Redeeming the Pirate
By Chloe Flowers
Published by Flowers & Fullerton Publishing, 2018
Taking up where Pirate Heiress (the previous novel) ends, this is the story of Drago Viteri Gamponetti (AKA Gampo). While it is not strictly a sequel, many of the characters (the twins Jacqueline and Julien and the rest of the Sauvage family) make their appearance in the book. In fact, it is Jacqueline’s illness that introduces Sister Eva, the healer, to Drago and his world (his crew).
Drago Gamponetti is a pirate…okay, a privateer, as he frequently mentions. As a privateer who steals for the French king, he is coerced into stealing a precious relic from a cathedral in New Orleans. It’s a do-or-die mission for him, and it is to be his last mission, or so he believes.
Enter Eva, a scarred and vulnerable thief. Having sought sanctuary with the Ursuline order years earlier, she is now a novitiate nun and healer. Summoned to heal a sick young girl, Jacqueline, Eva meets the pirate.
From the beginning, there is tension between the pair. Eva wants to safeguard the relics (and exacts a promise from Drago to do so), but it may cost him his life to comply as it is Drago’s mission to steal them. Clashes between the two lead to love, but is it possible to change a blackguard? To redeem a man whose soul is irredeemable? Can Eva learn to trust him? Is he trustworthy?
Set during the Battle of New Orleans, this romance has intrigue, humor, and swashbuckling moments. The author brings to life the battle, which could have easily been won by the British. Whether it is historically accurate is immaterial as the author sucks the reader into the drama of Drago, Eva, and the other characters including the pirate LaFitte, who plays an integral role in saving New Orleans from the British fleet.
This reader’s only real complaint is the over abundance of typos, missing words, wrong words, etc. An extra set of eyes during proofreading might have prevented many of them. It is hoped that the print version has been corrected as the romance is worth reading and a great addition to the other Pirates and Petticoats series novels, which feature feisty heroines and daring men (see previous reviews of the Chloe Flowers’ novels).

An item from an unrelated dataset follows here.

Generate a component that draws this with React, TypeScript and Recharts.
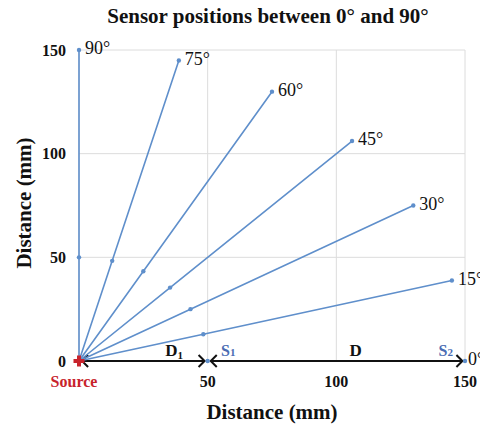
import React from 'react';
import {
  LineChart,
  Line,
  XAxis,
  YAxis,
  CartesianGrid,
  ReferenceLine,
  ReferenceDot,
  LabelList,
  Customized,
} from 'recharts';

// ---- data ----
const xTicks = [0, 50, 100, 150];
const yTicks = [0, 50, 100, 150];

const s90 = [{ x: 0, y: 0 }, { x: 0, y: 50 }, { x: 0, y: 150 }];
const s75 = [{ x: 0, y: 0 }, { x: 12.9, y: 48.3 }, { x: 38.8, y: 144.9 }];
const s60 = [{ x: 0, y: 0 }, { x: 25, y: 43.3 }, { x: 75, y: 129.9 }];
const s45 = [{ x: 0, y: 0 }, { x: 35.4, y: 35.4 }, { x: 106.1, y: 106.1 }];
const s30 = [{ x: 0, y: 0 }, { x: 43.3, y: 25 }, { x: 129.9, y: 75 }];
const s15 = [{ x: 0, y: 0 }, { x: 48.3, y: 12.9 }, { x: 144.9, y: 38.8 }];
const s0 = [{ x: 0, y: 0 }, { x: 50, y: 0 }, { x: 150, y: 0 }];

const seriesList = [
  { name: '90°', data: s90 },
  { name: '75°', data: s75 },
  { name: '60°', data: s60 },
  { name: '45°', data: s45 },
  { name: '30°', data: s30 },
  { name: '15°', data: s15 },
];

// distance arrows along the 0° axis (from, to)
const arrowSegments = [
  [1.2, 48.8],
  [51.2, 149],
];

// annotations along the 0° axis
const axisNotes = [
  { main: 'D', sub: '1', x: 37, kind: 'dist' },
  { main: 'S', sub: '1', x: 58, kind: 'sensor' },
  { main: 'D', sub: '', x: 107.5, kind: 'dist' },
  { main: 'S', sub: '2', x: 142.5, kind: 'sensor' },
];

const title = 'Sensor positions between 0° and 90°';
const axisTitle = 'Distance (mm)';
const sourceLabel = 'Source';

// ---- styles ----
const FONT = '"Liberation Serif", "Times New Roman", serif';
const BLUE = '#5f8fcb';
const SBLUE = '#4a6cb3';
const RED = '#c8232c';

const dotRenderer = (props: any) => {
  const { cx, cy, index } = props;
  if (index === 0) return <g key={`d${index}`} />;
  return <circle key={`d${index}`} cx={cx} cy={cy} r={2.2} fill={BLUE} />;
};

const endLabel = (text: string, dx = 6) => (props: any) => {
  const { x, y, index } = props;
  if (index !== 2) return null;
  return (
    <text x={x + dx} y={y + 4} fontFamily={FONT} fontSize={18} fill="#111">
      {text}
    </text>
  );
};

const XTick = (props: any) => {
  const { x, y, payload } = props;
  if (payload.value === 0) {
    return (
      <text x={x - 5} y={y + 26} textAnchor="middle" fontFamily={FONT} fontWeight="bold" fontSize={16} fill={RED}>
        {sourceLabel}
      </text>
    );
  }
  return (
    <text x={x} y={y + 26} textAnchor="middle" fontFamily={FONT} fontWeight="bold" fontSize={16} fill="#111">
      {payload.value}
    </text>
  );
};

const YTick = (props: any) => {
  const { x, y, payload } = props;
  return (
    <text x={x - 13} y={y + 5.5} textAnchor="end" fontFamily={FONT} fontWeight="bold" fontSize={16} fill="#111">
      {payload.value}
    </text>
  );
};

const arrowShape = (props: any) => {
  const { x1, y1, x2, y2 } = props;
  const h = 6;
  return (
    <g>
      <line x1={x1} y1={y1} x2={x2} y2={y2} stroke="#111" strokeWidth={2} />
      <polyline points={`${x1 + h},${y1 - h} ${x1},${y1} ${x1 + h},${y1 + h}`} fill="none" stroke="#111" strokeWidth={2} />
      <polyline points={`${x2 - h},${y2 - h} ${x2},${y2} ${x2 - h},${y2 + h}`} fill="none" stroke="#111" strokeWidth={2} />
    </g>
  );
};

const noteShape = (note: any) => (props: any) => {
  const { cx, cy } = props;
  const isSensor = note.kind === 'sensor';
  return (
    <text
      x={cx}
      y={cy - 5}
      textAnchor="middle"
      fontFamily={FONT}
      fontWeight="bold"
      fontSize={isSensor ? 16 : 17}
      fill={isSensor ? SBLUE : '#111'}
    >
      {note.main}
      {note.sub ? (
        <tspan fontSize={11} dy={isSensor ? 0 : 3}>
          {note.sub}
        </tspan>
      ) : null}
    </text>
  );
};

const sourceShape = (props: any) => {
  const { cx, cy } = props;
  return (
    <g>
      <rect x={cx - 5.5} y={cy - 2} width={11} height={4} fill={RED} />
      <rect x={cx - 2} y={cy - 5.5} width={4} height={11} fill={RED} />
    </g>
  );
};

const TitleText = () => (
  <g>
    <text x={268} y={23} textAnchor="middle" fontFamily={FONT} fontWeight="bold" fontSize={21} fill="#111">
      {title}
    </text>
    <text x={272} y={419} textAnchor="middle" fontFamily={FONT} fontWeight="bold" fontSize={21} fill="#111">
      {axisTitle}
    </text>
    <text
      x={24}
      y={203}
      textAnchor="middle"
      transform="rotate(-90, 24, 203)"
      dominantBaseline="central"
      fontFamily={FONT}
      fontWeight="bold"
      fontSize={21}
      fill="#111"
    >
      {axisTitle}
    </text>
  </g>
);

export default function App() {
  return (
    <div style={{ position: 'absolute', left: 0, top: 0, width: 480, height: 425, background: '#fff' }}>
      <LineChart width={480} height={425} margin={{ top: 50, right: 15, bottom: 0, left: 0 }}>
        <CartesianGrid stroke="#dcdcdc" strokeWidth={1} />
        <XAxis
          type="number"
          dataKey="x"
          domain={[0, 150]}
          ticks={xTicks}
          height={64}
          axisLine={false}
          tickLine={false}
          tickSize={0}
          tickMargin={0}
          tick={<XTick />}
          interval={0}
        />
        <YAxis
          type="number"
          dataKey="y"
          domain={[0, 150]}
          ticks={yTicks}
          width={79}
          axisLine={false}
          tickLine={false}
          tickSize={0}
          tickMargin={0}
          tick={<YTick />}
          interval={0}
        />
        {arrowSegments.map((seg, i) => (
          <ReferenceLine
            key={`a${i}`}
            segment={[
              { x: seg[0], y: 0 },
              { x: seg[1], y: 0 },
            ]}
            ifOverflow="visible"
            shape={arrowShape}
          />
        ))}
        {seriesList.map((s) => (
          <Line
            key={s.name}
            data={s.data}
            dataKey="y"
            type="linear"
            stroke={BLUE}
            strokeWidth={1.6}
            dot={dotRenderer}
            activeDot={false}
            isAnimationActive={false}
          >
            <LabelList dataKey="y" content={endLabel(s.name)} />
          </Line>
        ))}
        <Line
          data={s0}
          dataKey="y"
          type="linear"
          stroke="none"
          dot={dotRenderer}
          activeDot={false}
          isAnimationActive={false}
        >
          <LabelList dataKey="y" content={endLabel('0°', 3)} />
        </Line>
        {axisNotes.map((n, i) => (
          <ReferenceDot key={`n${i}`} x={n.x} y={0} r={0} ifOverflow="visible" shape={noteShape(n)} />
        ))}
        <ReferenceDot x={0} y={0} r={5} ifOverflow="visible" shape={sourceShape} />
        <Customized component={TitleText} />
      </LineChart>
    </div>
  );
}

One discordant note is the cover. The cover, while gorgeous, depicts a beautiful young woman dressed in an empire waist gown peeking around a curtain, yet this seems unconnected to the reality of the story. Throughout the novel, Eva describes herself as disfigured, wearing a veil to hide her face. She also wears a nun’s habit. Despite the disconnect between the story and the cover, the romance is a fun read.